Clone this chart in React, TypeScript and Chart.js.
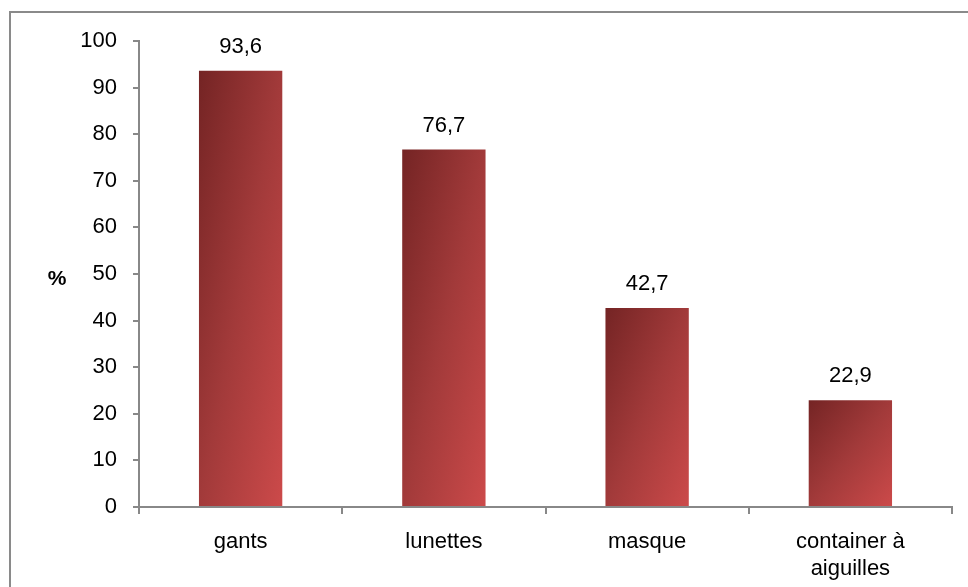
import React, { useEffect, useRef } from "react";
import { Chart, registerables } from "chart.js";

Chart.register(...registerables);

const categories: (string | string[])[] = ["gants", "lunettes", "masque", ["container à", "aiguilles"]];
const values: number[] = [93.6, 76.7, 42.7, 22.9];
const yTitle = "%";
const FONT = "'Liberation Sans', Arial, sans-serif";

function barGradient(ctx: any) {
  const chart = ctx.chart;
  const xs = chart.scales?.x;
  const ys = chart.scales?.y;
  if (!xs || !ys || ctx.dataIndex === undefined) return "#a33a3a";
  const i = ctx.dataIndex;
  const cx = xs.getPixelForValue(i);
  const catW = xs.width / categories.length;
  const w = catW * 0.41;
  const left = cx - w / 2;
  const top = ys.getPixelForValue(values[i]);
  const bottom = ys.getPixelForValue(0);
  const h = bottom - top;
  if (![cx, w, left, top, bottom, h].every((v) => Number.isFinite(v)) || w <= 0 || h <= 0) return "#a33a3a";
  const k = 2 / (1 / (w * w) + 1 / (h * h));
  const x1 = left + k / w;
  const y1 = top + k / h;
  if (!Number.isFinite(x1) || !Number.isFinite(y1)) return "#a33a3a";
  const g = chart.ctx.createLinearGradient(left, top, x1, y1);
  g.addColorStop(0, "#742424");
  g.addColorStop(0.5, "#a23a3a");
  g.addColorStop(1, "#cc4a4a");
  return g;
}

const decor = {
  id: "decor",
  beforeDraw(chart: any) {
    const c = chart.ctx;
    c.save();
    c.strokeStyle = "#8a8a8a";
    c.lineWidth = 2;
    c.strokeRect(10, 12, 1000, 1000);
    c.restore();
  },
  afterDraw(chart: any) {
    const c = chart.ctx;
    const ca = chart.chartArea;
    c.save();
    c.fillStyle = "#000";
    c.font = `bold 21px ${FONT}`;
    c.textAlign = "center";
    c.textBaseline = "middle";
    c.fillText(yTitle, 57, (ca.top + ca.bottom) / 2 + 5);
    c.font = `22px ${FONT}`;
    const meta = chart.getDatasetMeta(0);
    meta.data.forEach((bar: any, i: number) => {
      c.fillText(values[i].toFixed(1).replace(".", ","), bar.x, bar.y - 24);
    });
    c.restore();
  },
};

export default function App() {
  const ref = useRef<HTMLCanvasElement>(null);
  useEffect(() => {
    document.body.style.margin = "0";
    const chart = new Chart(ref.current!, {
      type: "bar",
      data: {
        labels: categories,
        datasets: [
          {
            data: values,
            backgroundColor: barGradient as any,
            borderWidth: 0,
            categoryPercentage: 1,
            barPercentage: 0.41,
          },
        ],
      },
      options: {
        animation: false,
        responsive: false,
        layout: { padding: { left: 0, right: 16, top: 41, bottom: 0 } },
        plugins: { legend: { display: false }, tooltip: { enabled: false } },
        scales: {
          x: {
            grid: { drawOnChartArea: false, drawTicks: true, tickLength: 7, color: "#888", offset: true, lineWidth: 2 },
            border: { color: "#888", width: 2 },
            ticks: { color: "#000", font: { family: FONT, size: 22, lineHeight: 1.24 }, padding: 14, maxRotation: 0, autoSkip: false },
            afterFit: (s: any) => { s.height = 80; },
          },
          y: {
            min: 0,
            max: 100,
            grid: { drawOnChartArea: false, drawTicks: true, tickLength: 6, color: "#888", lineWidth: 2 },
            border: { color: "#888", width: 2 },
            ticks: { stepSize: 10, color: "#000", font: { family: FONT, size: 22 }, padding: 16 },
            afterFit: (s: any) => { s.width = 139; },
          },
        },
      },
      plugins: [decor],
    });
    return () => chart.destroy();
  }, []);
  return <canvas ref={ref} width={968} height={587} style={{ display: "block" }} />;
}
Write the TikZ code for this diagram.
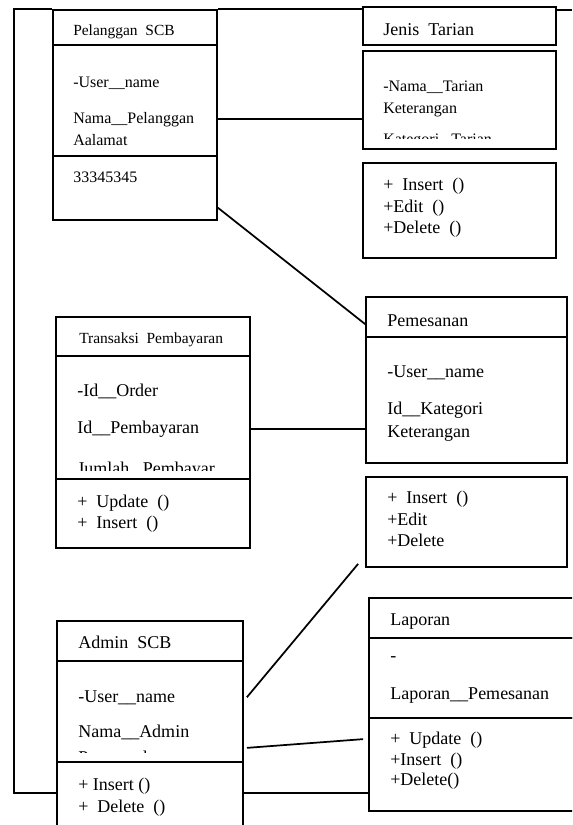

Task requirements: What is needed is an exact reproduction of the data, pictures excluded.

Task solution:
Clone this chart in React, TypeScript and Chart.js.
import React, { useEffect, useRef } from "react";
import { Chart, registerables } from "chart.js";

Chart.register(...registerables);

const categories: (string | string[])[] = ["gants", "lunettes", "masque", ["container à", "aiguilles"]];
const values: number[] = [93.6, 76.7, 42.7, 22.9];
const yTitle = "%";
const FONT = "'Liberation Sans', Arial, sans-serif";

function barGradient(ctx: any) {
  const chart = ctx.chart;
  const xs = chart.scales?.x;
  const ys = chart.scales?.y;
  if (!xs || !ys || ctx.dataIndex === undefined) return "#a33a3a";
  const i = ctx.dataIndex;
  const cx = xs.getPixelForValue(i);
  const catW = xs.width / categories.length;
  const w = catW * 0.41;
  const left = cx - w / 2;
  const top = ys.getPixelForValue(values[i]);
  const bottom = ys.getPixelForValue(0);
  const h = bottom - top;
  if (![cx, w, left, top, bottom, h].every((v) => Number.isFinite(v)) || w <= 0 || h <= 0) return "#a33a3a";
  const k = 2 / (1 / (w * w) + 1 / (h * h));
  const x1 = left + k / w;
  const y1 = top + k / h;
  if (!Number.isFinite(x1) || !Number.isFinite(y1)) return "#a33a3a";
  const g = chart.ctx.createLinearGradient(left, top, x1, y1);
  g.addColorStop(0, "#742424");
  g.addColorStop(0.5, "#a23a3a");
  g.addColorStop(1, "#cc4a4a");
  return g;
}

const decor = {
  id: "decor",
  beforeDraw(chart: any) {
    const c = chart.ctx;
    c.save();
    c.strokeStyle = "#8a8a8a";
    c.lineWidth = 2;
    c.strokeRect(10, 12, 1000, 1000);
    c.restore();
  },
  afterDraw(chart: any) {
    const c = chart.ctx;
    const ca = chart.chartArea;
    c.save();
    c.fillStyle = "#000";
    c.font = `bold 21px ${FONT}`;
    c.textAlign = "center";
    c.textBaseline = "middle";
    c.fillText(yTitle, 57, (ca.top + ca.bottom) / 2 + 5);
    c.font = `22px ${FONT}`;
    const meta = chart.getDatasetMeta(0);
    meta.data.forEach((bar: any, i: number) => {
      c.fillText(values[i].toFixed(1).replace(".", ","), bar.x, bar.y - 24);
    });
    c.restore();
  },
};

export default function App() {
  const ref = useRef<HTMLCanvasElement>(null);
  useEffect(() => {
    document.body.style.margin = "0";
    const chart = new Chart(ref.current!, {
      type: "bar",
      data: {
        labels: categories,
        datasets: [
          {
            data: values,
            backgroundColor: barGradient as any,
            borderWidth: 0,
            categoryPercentage: 1,
            barPercentage: 0.41,
          },
        ],
      },
      options: {
        animation: false,
        responsive: false,
        layout: { padding: { left: 0, right: 16, top: 41, bottom: 0 } },
        plugins: { legend: { display: false }, tooltip: { enabled: false } },
        scales: {
          x: {
            grid: { drawOnChartArea: false, drawTicks: true, tickLength: 7, color: "#888", offset: true, lineWidth: 2 },
            border: { color: "#888", width: 2 },
            ticks: { color: "#000", font: { family: FONT, size: 22, lineHeight: 1.24 }, padding: 14, maxRotation: 0, autoSkip: false },
            afterFit: (s: any) => { s.height = 80; },
          },
          y: {
            min: 0,
            max: 100,
            grid: { drawOnChartArea: false, drawTicks: true, tickLength: 6, color: "#888", lineWidth: 2 },
            border: { color: "#888", width: 2 },
            ticks: { stepSize: 10, color: "#000", font: { family: FONT, size: 22 }, padding: 16 },
            afterFit: (s: any) => { s.width = 139; },
          },
        },
      },
      plugins: [decor],
    });
    return () => chart.destroy();
  }, []);
  return <canvas ref={ref} width={968} height={587} style={{ display: "block" }} />;
}
Write the TikZ code for this diagram.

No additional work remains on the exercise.